Briefly, Hampton was called upon to give ground support to a group of marines who were in a desperate situation being overrun by Saddam’s best. The problem was that the entire region was enveloped by a sandstorm. “Two other flights of fighters had been unable to get down through the stuff and find the grunts,” he writes. Hampton accepted the challenge and was able to pull it off even though he was low on fuel. Climbing out of the sandstorm he was able to rendezvous with a tanker and to refuel.
One problem solved, the next remained. There was no good airbase with an instrument approach and decent visibility within range. However he was able to find a field without an instrument approach with around ¼ mile visibility and was able to get low enough to see the runway threshold. He marked the coordinates electronically as he overflew the field, and flew back above the sandstorm.
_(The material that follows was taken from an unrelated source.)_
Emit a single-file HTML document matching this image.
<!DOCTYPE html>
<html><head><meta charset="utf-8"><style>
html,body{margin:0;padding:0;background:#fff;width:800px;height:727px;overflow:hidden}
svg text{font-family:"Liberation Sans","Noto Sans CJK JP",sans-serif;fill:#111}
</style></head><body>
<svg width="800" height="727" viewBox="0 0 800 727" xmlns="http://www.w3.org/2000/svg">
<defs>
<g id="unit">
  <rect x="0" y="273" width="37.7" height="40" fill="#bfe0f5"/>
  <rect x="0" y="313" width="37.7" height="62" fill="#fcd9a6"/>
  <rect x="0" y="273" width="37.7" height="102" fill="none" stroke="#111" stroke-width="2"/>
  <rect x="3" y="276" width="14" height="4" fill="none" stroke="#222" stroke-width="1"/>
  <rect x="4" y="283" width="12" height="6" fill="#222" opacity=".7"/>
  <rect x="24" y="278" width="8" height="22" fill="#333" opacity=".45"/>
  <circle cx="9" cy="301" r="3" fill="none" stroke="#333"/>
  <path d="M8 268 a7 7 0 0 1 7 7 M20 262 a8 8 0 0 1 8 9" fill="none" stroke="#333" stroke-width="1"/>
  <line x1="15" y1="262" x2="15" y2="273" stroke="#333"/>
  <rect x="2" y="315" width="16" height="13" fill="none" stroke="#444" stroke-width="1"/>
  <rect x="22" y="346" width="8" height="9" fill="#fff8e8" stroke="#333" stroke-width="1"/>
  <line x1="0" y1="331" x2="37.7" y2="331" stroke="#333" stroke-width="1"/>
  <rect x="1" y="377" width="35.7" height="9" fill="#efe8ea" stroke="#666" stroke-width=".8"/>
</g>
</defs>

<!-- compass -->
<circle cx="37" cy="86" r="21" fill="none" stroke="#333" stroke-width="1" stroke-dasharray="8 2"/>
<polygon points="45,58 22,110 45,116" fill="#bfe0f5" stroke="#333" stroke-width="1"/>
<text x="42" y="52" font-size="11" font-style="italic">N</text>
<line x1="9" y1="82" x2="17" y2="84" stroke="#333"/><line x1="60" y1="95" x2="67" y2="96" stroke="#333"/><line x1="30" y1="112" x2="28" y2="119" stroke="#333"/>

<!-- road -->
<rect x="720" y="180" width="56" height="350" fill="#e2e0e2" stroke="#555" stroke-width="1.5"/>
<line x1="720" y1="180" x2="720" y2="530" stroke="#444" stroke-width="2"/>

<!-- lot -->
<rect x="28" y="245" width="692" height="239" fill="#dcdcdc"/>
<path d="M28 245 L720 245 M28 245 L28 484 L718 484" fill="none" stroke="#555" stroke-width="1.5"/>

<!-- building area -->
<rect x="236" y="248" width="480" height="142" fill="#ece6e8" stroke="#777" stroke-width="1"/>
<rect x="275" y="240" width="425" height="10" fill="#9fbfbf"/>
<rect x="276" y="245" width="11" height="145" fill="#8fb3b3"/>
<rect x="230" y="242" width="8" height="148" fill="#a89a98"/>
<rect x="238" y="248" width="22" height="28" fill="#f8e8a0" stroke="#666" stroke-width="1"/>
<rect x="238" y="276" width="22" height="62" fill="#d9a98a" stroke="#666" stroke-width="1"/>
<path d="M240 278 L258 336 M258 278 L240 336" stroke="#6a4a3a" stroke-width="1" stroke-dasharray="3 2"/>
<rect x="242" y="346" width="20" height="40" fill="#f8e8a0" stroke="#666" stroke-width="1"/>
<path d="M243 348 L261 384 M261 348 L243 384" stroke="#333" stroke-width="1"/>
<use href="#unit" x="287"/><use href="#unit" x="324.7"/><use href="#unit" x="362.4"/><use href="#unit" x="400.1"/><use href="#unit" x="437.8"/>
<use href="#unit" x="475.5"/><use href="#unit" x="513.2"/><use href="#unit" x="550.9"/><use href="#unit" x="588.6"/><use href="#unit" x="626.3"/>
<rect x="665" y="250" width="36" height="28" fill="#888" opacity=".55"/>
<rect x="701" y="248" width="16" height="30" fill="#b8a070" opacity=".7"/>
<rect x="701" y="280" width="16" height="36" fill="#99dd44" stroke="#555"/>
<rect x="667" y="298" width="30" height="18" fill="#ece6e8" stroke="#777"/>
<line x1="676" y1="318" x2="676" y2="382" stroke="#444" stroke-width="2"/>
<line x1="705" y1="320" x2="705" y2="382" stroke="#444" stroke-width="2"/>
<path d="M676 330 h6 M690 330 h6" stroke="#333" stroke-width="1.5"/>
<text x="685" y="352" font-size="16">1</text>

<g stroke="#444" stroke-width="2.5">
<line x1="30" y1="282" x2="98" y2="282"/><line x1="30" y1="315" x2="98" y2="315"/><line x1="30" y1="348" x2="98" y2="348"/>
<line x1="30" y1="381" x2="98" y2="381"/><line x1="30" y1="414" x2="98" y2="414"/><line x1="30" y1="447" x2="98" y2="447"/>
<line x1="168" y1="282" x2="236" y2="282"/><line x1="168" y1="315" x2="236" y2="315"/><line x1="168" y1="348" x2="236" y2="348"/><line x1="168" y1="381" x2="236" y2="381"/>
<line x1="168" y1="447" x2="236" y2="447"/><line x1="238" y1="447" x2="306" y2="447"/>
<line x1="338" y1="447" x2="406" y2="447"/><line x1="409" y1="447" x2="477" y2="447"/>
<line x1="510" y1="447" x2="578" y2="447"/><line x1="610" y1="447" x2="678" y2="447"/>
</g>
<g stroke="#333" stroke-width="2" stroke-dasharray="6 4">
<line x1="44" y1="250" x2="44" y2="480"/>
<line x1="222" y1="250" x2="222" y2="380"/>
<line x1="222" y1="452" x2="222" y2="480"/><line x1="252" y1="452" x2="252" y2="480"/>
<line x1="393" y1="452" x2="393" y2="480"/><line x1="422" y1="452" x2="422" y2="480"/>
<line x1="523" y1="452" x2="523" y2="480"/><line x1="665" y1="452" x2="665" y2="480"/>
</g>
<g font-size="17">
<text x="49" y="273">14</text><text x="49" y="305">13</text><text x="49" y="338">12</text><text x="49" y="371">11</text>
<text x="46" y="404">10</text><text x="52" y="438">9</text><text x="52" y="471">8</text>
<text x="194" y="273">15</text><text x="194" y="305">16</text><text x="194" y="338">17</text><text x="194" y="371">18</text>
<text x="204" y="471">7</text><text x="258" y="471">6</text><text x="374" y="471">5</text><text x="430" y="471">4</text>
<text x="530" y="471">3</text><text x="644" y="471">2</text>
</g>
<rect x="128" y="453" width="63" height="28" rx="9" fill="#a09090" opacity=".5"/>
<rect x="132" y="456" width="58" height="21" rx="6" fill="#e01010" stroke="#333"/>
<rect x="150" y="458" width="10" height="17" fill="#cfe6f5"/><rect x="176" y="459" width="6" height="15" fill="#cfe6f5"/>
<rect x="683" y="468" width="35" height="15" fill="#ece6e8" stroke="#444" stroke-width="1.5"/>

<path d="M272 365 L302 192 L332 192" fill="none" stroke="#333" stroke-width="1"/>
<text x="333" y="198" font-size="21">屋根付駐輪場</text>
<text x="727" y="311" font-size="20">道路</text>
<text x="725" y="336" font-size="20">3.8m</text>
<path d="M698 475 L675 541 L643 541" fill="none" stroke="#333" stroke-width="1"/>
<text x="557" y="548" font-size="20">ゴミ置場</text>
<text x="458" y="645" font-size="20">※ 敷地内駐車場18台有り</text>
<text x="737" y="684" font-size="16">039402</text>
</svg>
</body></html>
Having the coordinates for the threshold, he was able to construct a virtual ILS for the field. Transmitting the information to the remainder of his squadron marshaled them at a holding point sequencing the altitudes based on fuel status with those lowest on fuel at the lowest altitudes. Incredibly all made it down safely.
I wrote to Hampton inquiring about the details of setting up a virtual ILS, something I had never heard of. I still don’t understand how it was done. But his final remark is worth repeating.
“Be grateful you haven’t had those experiences…flying for fun is fun!” I’m not sure he meant that he regrets having those adventures himself. I doubt it. I know that I am not cut out for that kind of flying.
My Mooney is no F-16 Viper, and my flying is less UnSAFe than Hampton’s USAF experience, but I have to salute him.